▶ **Supplied material**
# # #

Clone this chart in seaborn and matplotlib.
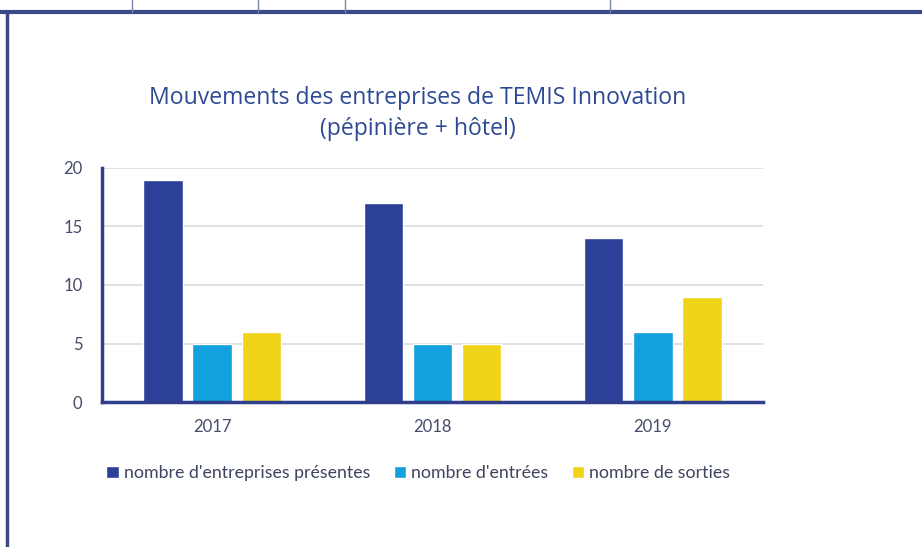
import matplotlib
matplotlib.use("Agg")
import matplotlib.pyplot as plt
import matplotlib.lines as mlines
import pandas as pd
import seaborn as sns

# donnees
annees = ["2017", "2018", "2019"]
presentes = [19, 17, 14]
entrees = [5, 5, 6]
sorties = [6, 5, 9]
series = ["nombre d'entreprises présentes", "nombre d'entrées", "nombre de sorties"]
couleurs = ["#2c409a", "#12a1de", "#f0d419"]
yticks = [0, 5, 10, 15, 20]

df = pd.DataFrame({
    "annee": annees * 3,
    "valeur": presentes + entrees + sorties,
    "serie": [series[0]] * 3 + [series[1]] * 3 + [series[2]] * 3,
})

sns.set_style("white")
plt.rcParams["font.family"] = ["Lato", "DejaVu Sans"]

fig = plt.figure(figsize=(9.22, 5.47), dpi=100)
ax = fig.add_axes([0.1106, 0.265, 0.717, 0.428])

sns.barplot(data=df, x="annee", y="valeur", hue="serie", palette=couleurs,
            width=0.67, gap=0.2, saturation=1, ax=ax, legend=True)

ax.set_ylim(0, 20)
ax.set_xlim(-0.5, 2.5)
ax.set_yticks(yticks)
ax.yaxis.grid(True, color="#dcdcdc", linewidth=1.2)
ax.set_axisbelow(True)
ax.set_xlabel("")
ax.set_ylabel("")
for s in ["top", "right"]:
    ax.spines[s].set_visible(False)
for s in ["left", "bottom"]:
    ax.spines[s].set_color("#2f3f8c")
    ax.spines[s].set_linewidth(2.5)
ax.tick_params(axis="both", length=0, labelsize=12, labelcolor="#464c68")
ax.tick_params(axis="y", pad=14)
ax.tick_params(axis="x", pad=12)

fig.text(0.453, 0.7925, "Mouvements des entreprises de TEMIS Innovation\n(pépinière + hôtel)",
         ha="center", va="center", fontsize=16.6, color="#2f4a94",
         family=["Open Sans", "DejaVu Sans"], linespacing=1.35)

leg = ax.legend(loc="center left", bbox_to_anchor=(0.098, 0.135), bbox_transform=fig.transFigure,
                ncol=3, frameon=False, fontsize=12.8, handlelength=0.7, handleheight=0.7,
                handletextpad=0.3, columnspacing=1.3, labelcolor="#3f4460")

# cadre du document
navy = "#3b4a86"
fig.add_artist(mlines.Line2D([0, 1], [1 - 12 / 547, 1 - 12 / 547], color=navy, linewidth=3))
fig.add_artist(mlines.Line2D([7 / 922, 7 / 922], [0, 1 - 12 / 547], color=navy, linewidth=2.5))
for xp in [132, 258, 345, 610]:
    fig.add_artist(mlines.Line2D([xp / 922, xp / 922], [1 - 12 / 547, 1], color="#7a84aa", linewidth=1))

fig.savefig("out.png", dpi=100)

# # #

▶ **What the exercise asks**
Leave the pictures out and reproduce exactly the lines from the top of the listing above through the line with "import seaborn as sns".

▶ **Task answer**
Clone this chart in seaborn and matplotlib.
import matplotlib
matplotlib.use("Agg")
import matplotlib.pyplot as plt
import matplotlib.lines as mlines
import pandas as pd
import seaborn as sns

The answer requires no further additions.